When they killed Mr Eko, it really tore out the heart of Lost for me. Halfway into the fifth season I stopped watching. Too much soap, not enough dirt. Back when Mr Eko was around, a complicated thug-priest who carried a big stick carved with bible verses (cool, right?), the big question was Jack and Kate: are they or aren't they? Oh yeah, and what the frack is going on with the smoke monster? Good, simple stuff. They had to go and kill the show's best character and just like that it's the most mixed-up soap opera since Dynasty. (I know I wasn't the only one seeing Joan Collins and Linda Evans when Kate and Julia had their knuckly tussle.)
The smoke monster did it. The smoke monster killed Mr Eko.
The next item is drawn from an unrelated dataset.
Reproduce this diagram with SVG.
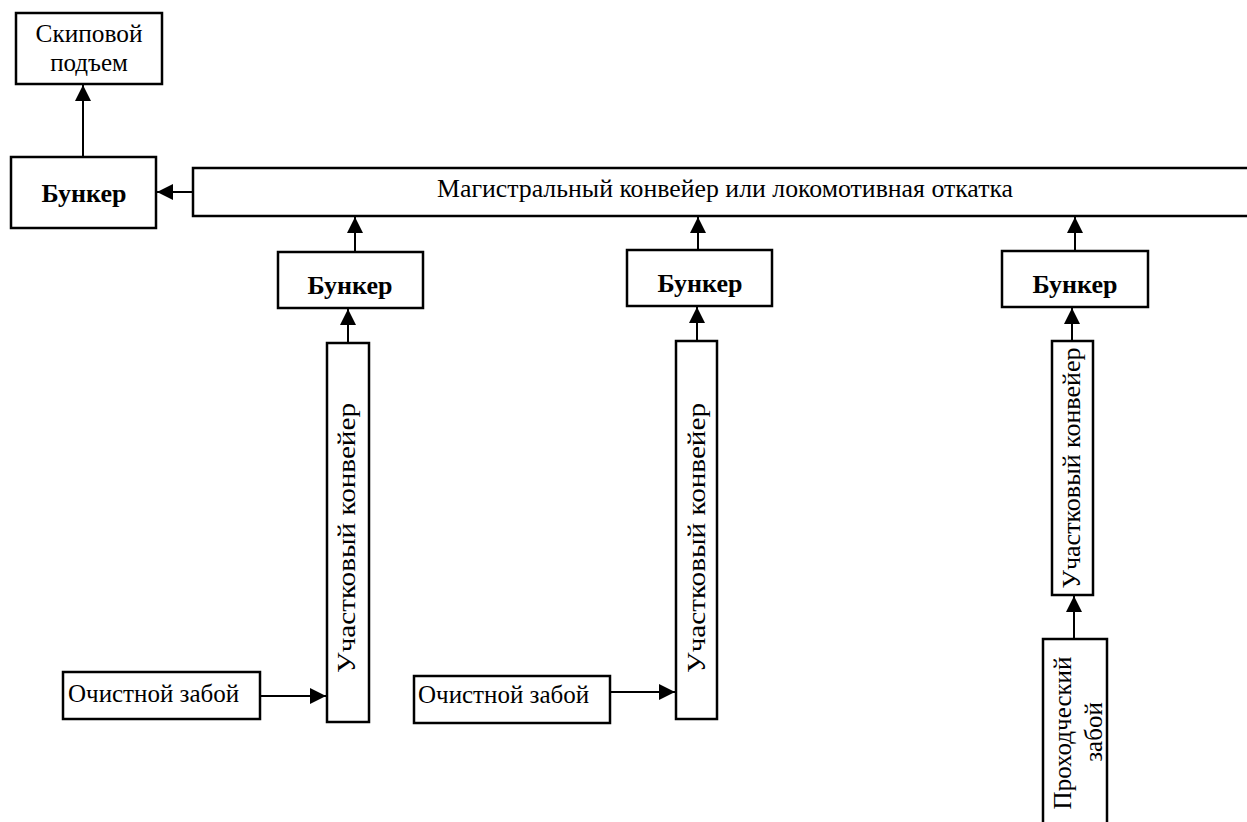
<svg xmlns="http://www.w3.org/2000/svg" width="1247" height="822" viewBox="0 0 1247 822">
<style>
.box{fill:#fff;stroke:#000;stroke-width:2.5}
.t{font-family:"Liberation Serif","Times New Roman",serif;font-size:25px;fill:#000}
.b{font-weight:bold;font-size:26px}
.c{text-anchor:middle}
.ln{stroke:#000;stroke-width:2;fill:none;marker-end:url(#ah)}
</style>
<defs>
<marker id="ah" markerUnits="userSpaceOnUse" markerWidth="16" markerHeight="16" viewBox="0 0 14 14" refX="14" refY="7" orient="auto">
<path d="M0,0 L14,7 L0,14 Z" fill="#000"/>
</marker>
</defs>
<rect width="1247" height="822" fill="#fff"/>
<g id="connectors">
<line class="ln" x1="83" y1="157" x2="83" y2="85"/>
<line class="ln" x1="193" y1="192" x2="157" y2="192"/>
<line class="ln" x1="355" y1="252" x2="355" y2="217"/>
<line class="ln" x1="698" y1="250" x2="698" y2="217"/>
<line class="ln" x1="1075" y1="251" x2="1075" y2="217"/>
<line class="ln" x1="348" y1="343" x2="348" y2="309"/>
<line class="ln" x1="697" y1="341" x2="697" y2="307"/>
<line class="ln" x1="1072" y1="341" x2="1072" y2="308"/>
<line class="ln" x1="1074" y1="639" x2="1074" y2="596"/>
<line class="ln" x1="260" y1="696" x2="326" y2="696"/>
<line class="ln" x1="610" y1="692" x2="675" y2="692"/>
</g>
<g id="skip">
<rect class="box" x="16" y="13" width="146" height="71"/>
<text class="t c" x="89" y="42" textLength="107" lengthAdjust="spacingAndGlyphs">Скиповой</text>
<text class="t c" x="89" y="71">подъем</text>
</g>
<g id="bunker0">
<rect class="box" x="11" y="157" width="145" height="71"/>
<text class="t b c" x="84" y="202">Бункер</text>
</g>
<g id="main">
<rect class="box" x="193" y="168" width="1100" height="48"/>
<text class="t c" x="725" y="197" textLength="576" lengthAdjust="spacingAndGlyphs">Магистральный конвейер или локомотивная откатка</text>
</g>
<g id="bunker1">
<rect class="box" x="278" y="252" width="145" height="56"/>
<text class="t b c" x="350" y="294">Бункер</text>
</g>
<g id="bunker2">
<rect class="box" x="627" y="250" width="145" height="56"/>
<text class="t b c" x="700" y="292">Бункер</text>
</g>
<g id="bunker3">
<rect class="box" x="1002" y="251" width="146" height="56"/>
<text class="t b c" x="1075" y="293">Бункер</text>
</g>
<g id="conv1">
<rect class="box" x="327" y="343" width="42" height="379"/>
<text class="t c" transform="translate(355 538) rotate(-90)" textLength="270" lengthAdjust="spacingAndGlyphs">Участковый конвейер</text>
</g>
<g id="conv2">
<rect class="box" x="676" y="341" width="41" height="378"/>
<text class="t c" transform="translate(705 538) rotate(-90)" textLength="270" lengthAdjust="spacingAndGlyphs">Участковый конвейер</text>
</g>
<g id="conv3">
<rect class="box" x="1052" y="341" width="41" height="254"/>
<text class="t c" transform="translate(1080 468) rotate(-90)" textLength="241" lengthAdjust="spacingAndGlyphs">Участковый конвейер</text>
</g>
<g id="face1">
<rect class="box" x="63" y="672" width="197" height="47"/>
<text class="t" x="68" y="702">Очистной забой</text>
</g>
<g id="face2">
<rect class="box" x="414" y="676" width="196" height="47"/>
<text class="t" x="418" y="703">Очистной забой</text>
</g>
<g id="drift">
<rect class="box" x="1043" y="639" width="64" height="200"/>
<text class="t c" transform="translate(1071 733) rotate(-90)">Проходческий</text>
<text class="t c" transform="translate(1102 732) rotate(-90)">забой</text>
</g>
</svg>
That damn, dirty smoke monster.
So now I'm watching again thanks to a buddy who loves the show. Hey, America loves this show, it was inevitable. I'm a good American and between watching Lost's final season or going to a Tea Party, I'll go with entertainment.
Anyhow, last week I went to Hulu and watched the episode that reveals what the smoke monster is. "Ab Aeterno" also gives up the secret recipe for Richard Alpert's anti-aging cream but finding out the smoke monster's secret identity was what we've been waiting for since the show started. Good thing they didn't wait until the series finale to give us this tidbit. Boring Tuesday nights are a thing of the past and America smiles as one.
Now I'm waiting for the ghost of Mr Eko to come back with that big stick and lay it upside the smoke monster's head.